The banking sector in Kenya is recording a significant growth in profitability as the level of non performing loans is felling while the number of customers' increasing significantly, the chairman of Standard chartered Bank, Mr Wilfred Kiboro has said.
This is driven by the growth in customer deposits, loans and advances, and injection of capital that is sustaining credit quality within the industry to remain robust.
The Standard Charted Bank registered a profit of Sh 7.7 billion before taxation in 2010 compared with Sh 6.7 billion in 2009, said the chairman of the bank, Mr Wilfred Kiboro during this year annual general meeting.
Kiboro attributed the “strong performance” to Kenya's economic growth by 4.9 percent in 2010 fueled by anew constitution, telecommunication boom, sound microeconomics management, regional integration, and investment in infrastructure.
The bank recorded a decline in non performing loans which stood at 2.0 percent compared to 2.5 percent in 2009, he said this remains the lowest in the banking sector in Kenya as all the sectors experienced a balanced growth in the country in 2010.
Customer depots increased by 16 percent to Sh 60.3 billion as the earning per share increased as well by 13 percent from Sh 16.78 to Sh 18.58 percent ordinary share.
The bank anchored this on accumulative monetary policy and favorable weather which supported economic expansion with agriculture, tourism, electricity and water, cement, and financial services posting increased growth.
Additionally, increased consumer confidence coupled with credit expansion boosted the manufacturing sector while fuel driven inflation slowed the transport and communication sector, he said.
The bank's operating cost increased by 17 percent to Sh 6 billion as the bank continued to invest in new business capability. To mitigate this increase “we rolled out the agency banking model aimed at lowering the cost of services delivery while expanding the banks' reach,” Kiboro said as “we launched currency centers in Nyeri, Nakuru and Meru in order to lower risk and reduce cost of transporting cost to Nairobi.”

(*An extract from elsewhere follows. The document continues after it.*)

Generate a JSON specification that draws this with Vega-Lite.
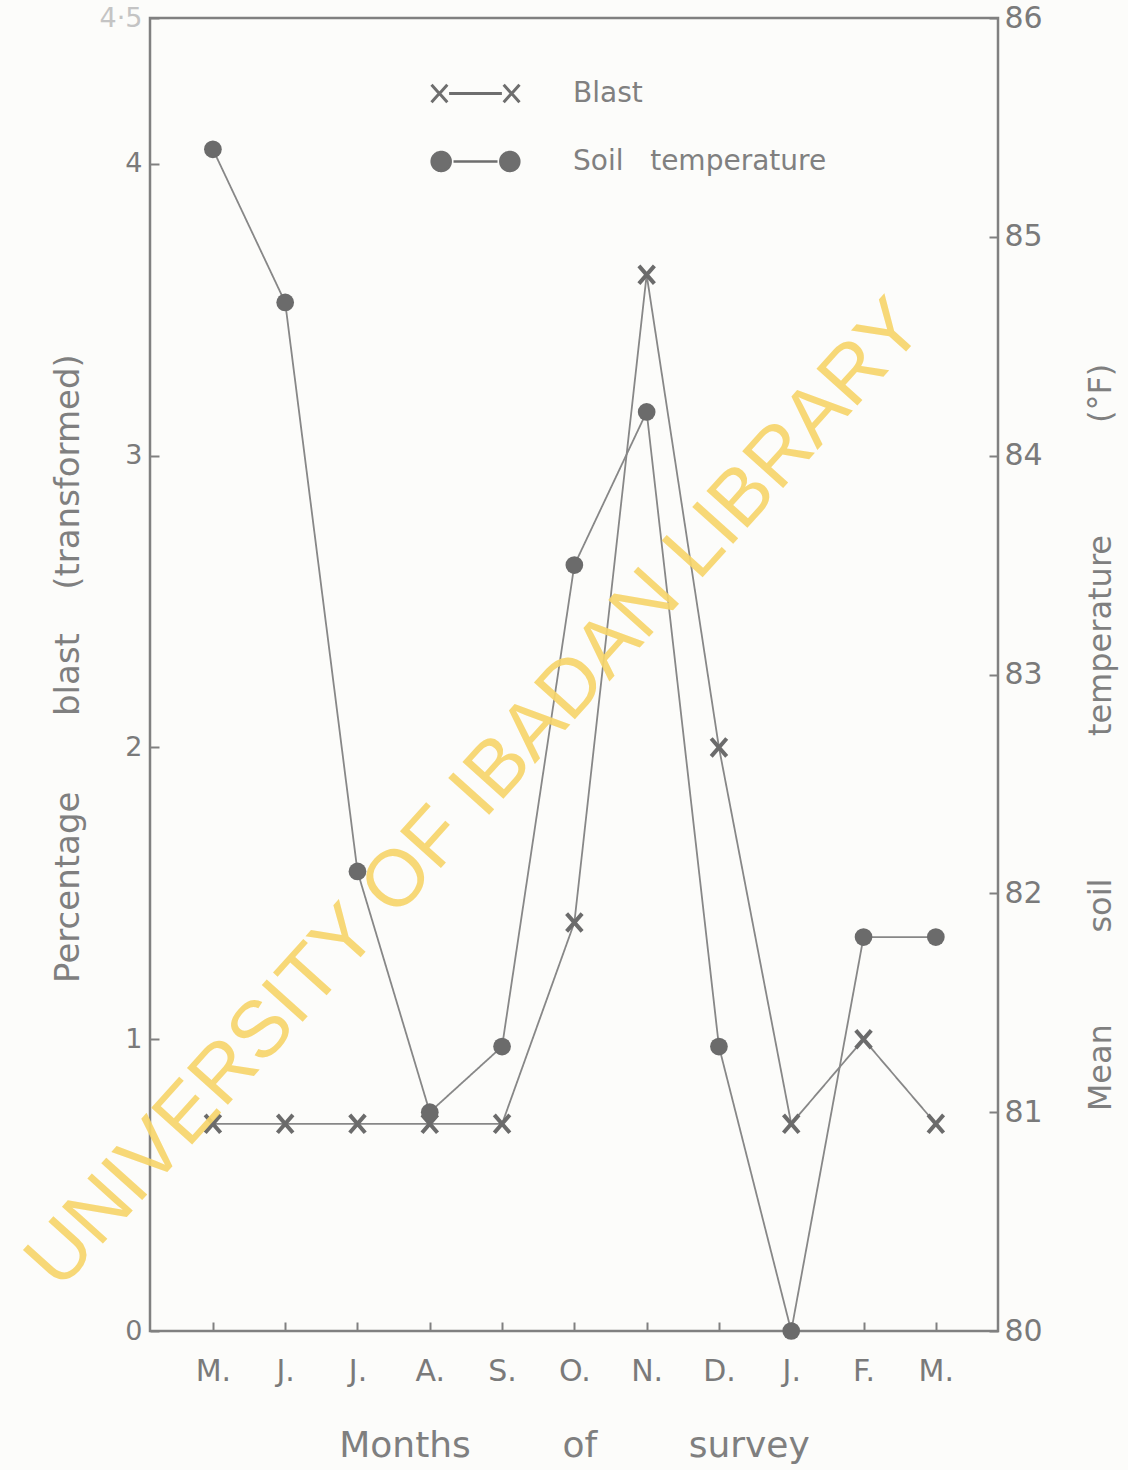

The bank has introduced credit information sharing to promote competitive risk based pricing of credit facilities and development of information capital for borrowers who may not have physical collateral.
However, political uncertainty, especially with regard to the governing coalition, high cost of fuel and other inputs will continue to put the economy under enormous strain and slowdown economic recovery, the managing director and chief executive officer of the bank, Mr Richard Etemesi said.
Etemesi said a conducive environment is a must for business to blossom in the country. Nevertheless, he said the business levels have increased due to improved economic conditions as well as the transformation activities targeting small and medium enterprises (SME) business.
The bank gives local corporates and SME support as they grow and trade by offering commodity, interest rate and currency hedging for them to manage both investment and trade risks in an increasingly global economy.
“One of the major investment in 2010 was the purchase of the custody services business from Barclays Bank of Kenya,” the CEO said, adding that the purchase involved the transfer of assets under custody of transferring clients.
The acquisition of the custody has given Standard Chartered Bank new products to offer to clients domestically; sustainable annuity income from the clients that transferred from Barclays Bank of Kenya Limited; a new source of deposit liquidity; and an opportunity to build relationship with regional and international investors to invest in Kenya.
The bank is standardizing platforms and re-engineering processes to drive down both technology and operating costs by reducing unit transaction costs and markedly reducing service failures thus improving efficiency and have more headroom for investment while simultaneously enhancing control and resilience.